Job:
Only the lines from the top of the listing below to the line that has "0.907, 0.958, 1.0]" should be echoed, with both ends kept and pictures left out.

Given material:
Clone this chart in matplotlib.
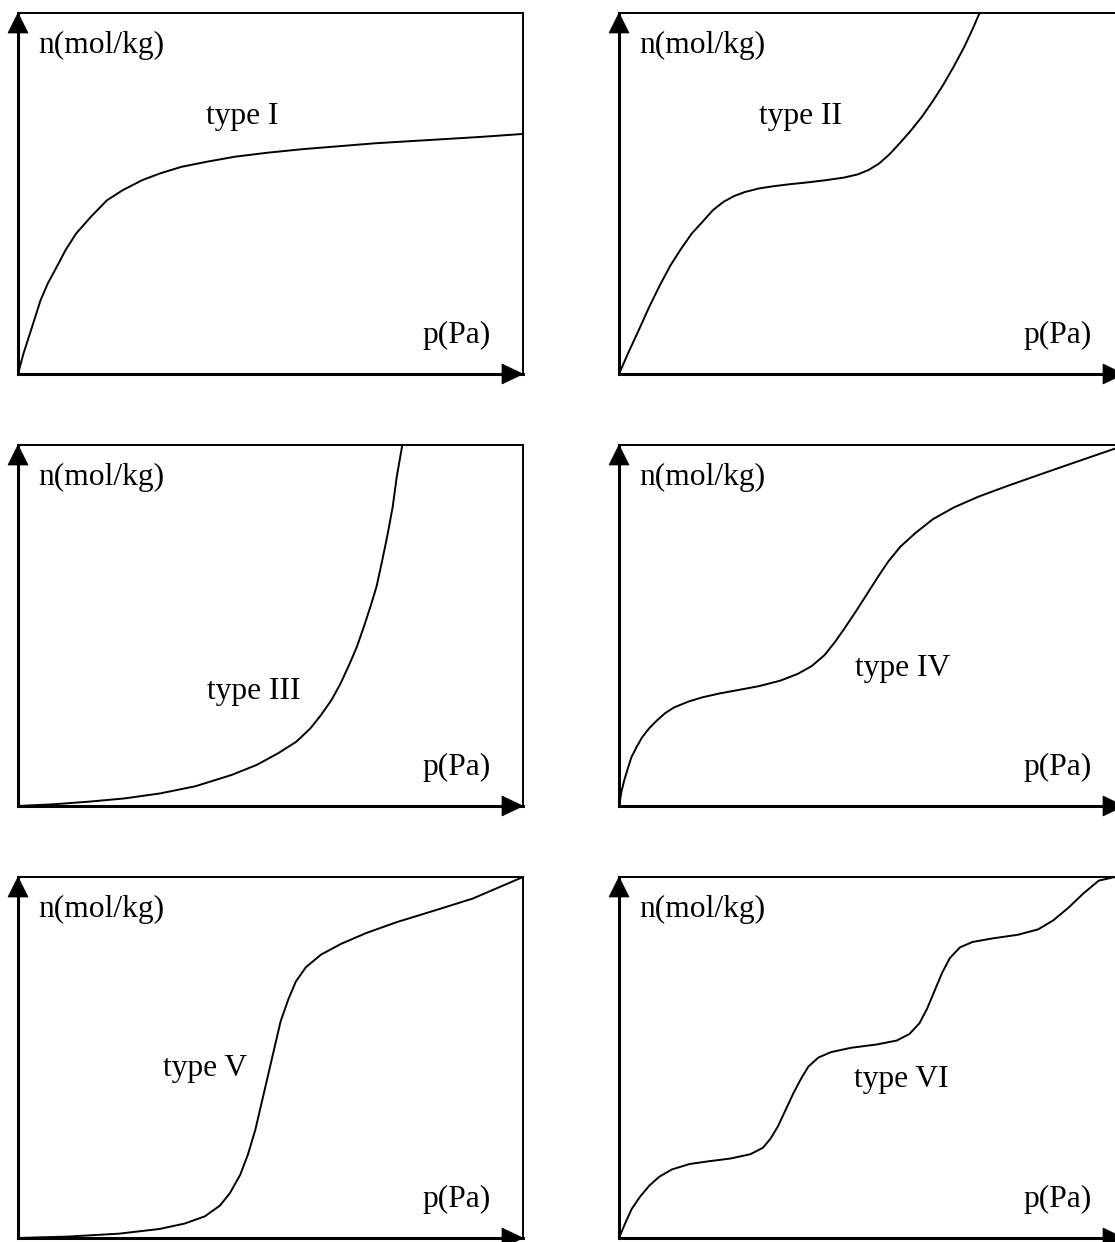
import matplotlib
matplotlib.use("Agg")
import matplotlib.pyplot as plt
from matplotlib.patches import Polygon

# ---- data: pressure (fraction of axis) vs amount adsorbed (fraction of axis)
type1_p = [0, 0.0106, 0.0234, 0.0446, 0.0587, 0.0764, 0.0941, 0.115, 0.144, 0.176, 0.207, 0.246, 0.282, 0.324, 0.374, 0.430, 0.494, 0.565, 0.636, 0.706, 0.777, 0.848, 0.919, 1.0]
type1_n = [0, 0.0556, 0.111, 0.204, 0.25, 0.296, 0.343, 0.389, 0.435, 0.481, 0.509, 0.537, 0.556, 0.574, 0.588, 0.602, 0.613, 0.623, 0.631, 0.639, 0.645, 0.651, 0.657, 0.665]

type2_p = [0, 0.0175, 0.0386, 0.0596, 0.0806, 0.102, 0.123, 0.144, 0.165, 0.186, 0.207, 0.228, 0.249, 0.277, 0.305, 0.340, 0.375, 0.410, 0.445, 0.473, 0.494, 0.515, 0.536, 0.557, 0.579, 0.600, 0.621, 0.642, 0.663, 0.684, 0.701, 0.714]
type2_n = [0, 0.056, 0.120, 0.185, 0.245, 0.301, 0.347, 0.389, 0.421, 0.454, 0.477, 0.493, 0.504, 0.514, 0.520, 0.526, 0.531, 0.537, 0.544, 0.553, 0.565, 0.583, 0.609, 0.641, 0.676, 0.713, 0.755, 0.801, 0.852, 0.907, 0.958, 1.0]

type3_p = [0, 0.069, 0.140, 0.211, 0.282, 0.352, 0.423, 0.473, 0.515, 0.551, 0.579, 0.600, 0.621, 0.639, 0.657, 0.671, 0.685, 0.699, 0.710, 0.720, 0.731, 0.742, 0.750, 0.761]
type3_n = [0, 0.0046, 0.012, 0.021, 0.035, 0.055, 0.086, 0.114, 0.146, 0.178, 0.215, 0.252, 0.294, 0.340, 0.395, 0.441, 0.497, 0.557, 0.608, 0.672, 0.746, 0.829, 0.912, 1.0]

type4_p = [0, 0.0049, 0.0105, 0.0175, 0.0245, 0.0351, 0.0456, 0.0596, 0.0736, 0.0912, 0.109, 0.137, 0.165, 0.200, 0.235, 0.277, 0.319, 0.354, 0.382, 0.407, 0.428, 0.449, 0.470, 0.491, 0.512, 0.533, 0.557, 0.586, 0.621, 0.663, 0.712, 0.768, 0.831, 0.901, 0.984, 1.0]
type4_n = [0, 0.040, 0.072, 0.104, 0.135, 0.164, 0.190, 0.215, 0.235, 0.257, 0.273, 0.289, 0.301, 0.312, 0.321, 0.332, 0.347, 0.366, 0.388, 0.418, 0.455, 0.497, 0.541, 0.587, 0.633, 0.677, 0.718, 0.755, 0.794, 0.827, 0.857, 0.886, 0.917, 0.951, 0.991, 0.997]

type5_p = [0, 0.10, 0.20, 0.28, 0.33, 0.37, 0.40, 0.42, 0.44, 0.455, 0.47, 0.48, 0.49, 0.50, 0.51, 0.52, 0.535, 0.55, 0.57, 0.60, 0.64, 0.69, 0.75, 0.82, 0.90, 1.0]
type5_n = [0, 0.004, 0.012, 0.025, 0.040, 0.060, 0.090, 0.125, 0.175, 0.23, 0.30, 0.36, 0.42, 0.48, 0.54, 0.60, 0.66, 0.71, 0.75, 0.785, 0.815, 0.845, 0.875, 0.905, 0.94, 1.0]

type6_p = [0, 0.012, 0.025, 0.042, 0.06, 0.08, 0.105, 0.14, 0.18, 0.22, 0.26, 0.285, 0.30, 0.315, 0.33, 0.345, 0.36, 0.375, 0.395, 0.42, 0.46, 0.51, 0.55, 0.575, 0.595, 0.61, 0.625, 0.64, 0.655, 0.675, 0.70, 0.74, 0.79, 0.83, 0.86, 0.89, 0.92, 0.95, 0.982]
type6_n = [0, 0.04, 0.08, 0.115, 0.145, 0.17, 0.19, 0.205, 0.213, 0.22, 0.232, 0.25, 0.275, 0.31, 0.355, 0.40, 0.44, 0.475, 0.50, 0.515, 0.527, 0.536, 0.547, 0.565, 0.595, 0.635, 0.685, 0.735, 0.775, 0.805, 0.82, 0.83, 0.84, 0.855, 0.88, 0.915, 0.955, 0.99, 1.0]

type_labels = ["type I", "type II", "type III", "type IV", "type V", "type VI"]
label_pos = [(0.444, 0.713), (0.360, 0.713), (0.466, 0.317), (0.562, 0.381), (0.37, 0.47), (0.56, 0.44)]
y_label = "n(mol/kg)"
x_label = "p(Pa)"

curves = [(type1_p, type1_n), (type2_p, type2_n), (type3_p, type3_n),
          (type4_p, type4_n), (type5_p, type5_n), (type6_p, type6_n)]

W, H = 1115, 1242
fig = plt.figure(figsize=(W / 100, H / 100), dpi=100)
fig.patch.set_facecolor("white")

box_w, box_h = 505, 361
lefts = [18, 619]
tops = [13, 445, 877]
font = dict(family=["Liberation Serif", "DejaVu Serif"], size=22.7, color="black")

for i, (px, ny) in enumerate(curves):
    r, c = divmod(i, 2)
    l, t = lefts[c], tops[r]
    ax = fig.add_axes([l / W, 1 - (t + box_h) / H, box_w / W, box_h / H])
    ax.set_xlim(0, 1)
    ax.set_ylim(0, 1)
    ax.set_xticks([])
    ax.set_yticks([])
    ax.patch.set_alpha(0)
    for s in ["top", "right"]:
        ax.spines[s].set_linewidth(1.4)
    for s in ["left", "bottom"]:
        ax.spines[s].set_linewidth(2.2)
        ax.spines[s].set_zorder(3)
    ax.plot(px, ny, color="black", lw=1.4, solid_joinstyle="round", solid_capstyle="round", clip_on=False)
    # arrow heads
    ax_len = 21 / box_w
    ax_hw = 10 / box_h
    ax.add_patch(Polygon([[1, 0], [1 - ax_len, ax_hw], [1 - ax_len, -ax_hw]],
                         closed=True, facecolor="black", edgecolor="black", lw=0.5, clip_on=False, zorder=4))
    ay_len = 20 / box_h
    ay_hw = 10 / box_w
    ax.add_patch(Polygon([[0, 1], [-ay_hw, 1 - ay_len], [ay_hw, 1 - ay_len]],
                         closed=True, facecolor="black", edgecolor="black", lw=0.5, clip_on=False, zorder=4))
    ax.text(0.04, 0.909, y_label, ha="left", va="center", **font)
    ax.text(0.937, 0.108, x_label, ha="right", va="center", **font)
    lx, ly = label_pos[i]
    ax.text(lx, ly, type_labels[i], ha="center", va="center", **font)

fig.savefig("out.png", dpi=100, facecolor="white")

Problem solution:
Clone this chart in matplotlib.
import matplotlib
matplotlib.use("Agg")
import matplotlib.pyplot as plt
from matplotlib.patches import Polygon

# ---- data: pressure (fraction of axis) vs amount adsorbed (fraction of axis)
type1_p = [0, 0.0106, 0.0234, 0.0446, 0.0587, 0.0764, 0.0941, 0.115, 0.144, 0.176, 0.207, 0.246, 0.282, 0.324, 0.374, 0.430, 0.494, 0.565, 0.636, 0.706, 0.777, 0.848, 0.919, 1.0]
type1_n = [0, 0.0556, 0.111, 0.204, 0.25, 0.296, 0.343, 0.389, 0.435, 0.481, 0.509, 0.537, 0.556, 0.574, 0.588, 0.602, 0.613, 0.623, 0.631, 0.639, 0.645, 0.651, 0.657, 0.665]

type2_p = [0, 0.0175, 0.0386, 0.0596, 0.0806, 0.102, 0.123, 0.144, 0.165, 0.186, 0.207, 0.228, 0.249, 0.277, 0.305, 0.340, 0.375, 0.410, 0.445, 0.473, 0.494, 0.515, 0.536, 0.557, 0.579, 0.600, 0.621, 0.642, 0.663, 0.684, 0.701, 0.714]
type2_n = [0, 0.056, 0.120, 0.185, 0.245, 0.301, 0.347, 0.389, 0.421, 0.454, 0.477, 0.493, 0.504, 0.514, 0.520, 0.526, 0.531, 0.537, 0.544, 0.553, 0.565, 0.583, 0.609, 0.641, 0.676, 0.713, 0.755, 0.801, 0.852, 0.907, 0.958, 1.0]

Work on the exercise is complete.